The most high-profile usage of this model is Facebook's Pages (formerly known as "Fan Page" until 2010) feature, launched in 2007; one could "be a fan of" a page until April 2010, when the parlance was replaced with "Like". Foursquare, a location-oriented social networking site, launched its "Brands" feature allowing for the creation of specialized brand pages in January 2010 (with Intel being the first user), but they did not become "self-serve" (controllable by individuals employed by page brand owners) until August 2011. LinkedIn, an enterprise-oriented social networking service, launched "Company Pages" in November 2010. Google+, the current social networking service operated by Google, launched its own "Pages" feature in October 2011. On November 19, 2012, Amazon announced Amazon Pages giving brands self-service control over their presence on the site.
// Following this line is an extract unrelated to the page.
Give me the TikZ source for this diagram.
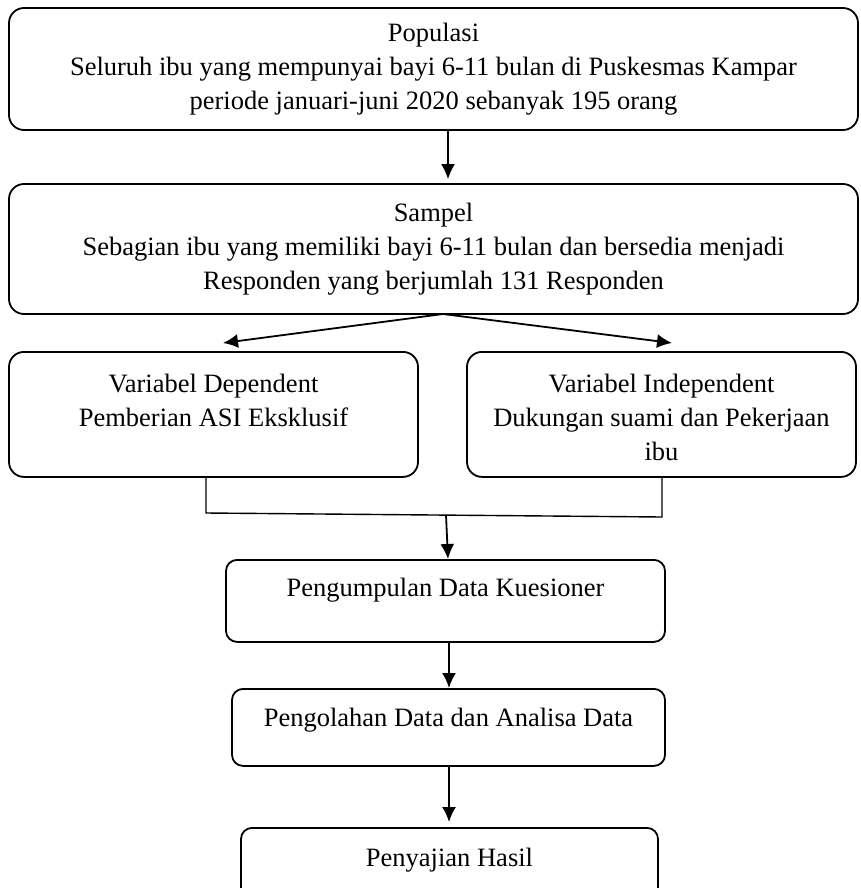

On 8 December, 2012, Twitter announced that it would roll out "brand pages" as part of a major user interface redesign in 2012.

==Features==
Increasingly, brand pages make use of the following features:
- Header banners
- The ability to post blogs or replies on the brand page in the name of the brand page
- The ability to administer multiple pages
- Photos
- Video
- Maps (including the physical location of the page)
- Subscribers
- Other apps

Twitter made use of header banners in their launch of brand pages, and Facebook made use of "cover photos" in their re-design of brand pages in March 2011.

==Uses==
Organizations and brands regularly make use of pages in order to syndicate news and upcoming events, especially off-site blog posts, to subscribing users. Page subscription numbers can also be used as a metric of trust or interest in the associated brand.

Interests can also be indexed as pages, and are often the basis for the formation of mass social movements (i.e., the Arab Spring, Occupy Wall Street).

===Newsroom accounts===
Pages are also used as newsroom accounts.

A newsroom account refers to any microblogging or social networking account branded by or owned by a publishing or broadcasting organization that is dedicated solely to syndicating content from a particular category of content as published on the original website of the organization. Such accounts have come into increased usage by news organizations as means by which:
1. A news organization's presence on a social networking or microblogging website is increased
2. A news organization can specialize content syndication to selective users who wish to subscribe

News organizations that make use of multiple newsroom accounts typically allow for either online editors or multiple employed authors to edit and update the syndications of newsroom content. Such accounts are typically marked by graphic icons that make use of the brand symbol combined with distinct colors assigned to each account.

Examples of newsroom accounts and pages include the Facebook pages for both The Guardian and the newspaper's Technology newsroom.

==Impact==

===Pseudonyms===
The usage of pseudonyms on social networking services, long considered a preserve of user privacy, has been partially affected by the promotion of pseudonyms, as social networking services have encouraged users to create pages for pseudonyms and implemented legal name requirements for user profile registration (i.e., New York resident Stefani Germanotta keeping a separate personal user profile under her legal name while maintaining a fan page under her stage name and pseudonym Lady Gaga).

===Interest-based connections===
As pages can be created to represent interests, the number of attempts to create vertical social networking services (i.e., Ning) has leveled off in the 2010s. Social network advertising can also be targeted to users based upon their page subscriptions.

==Research==
As of 2018, research into brand pages has looked at how the anthropomorphic cues of brand pages can affect engagement behaviour with consumers.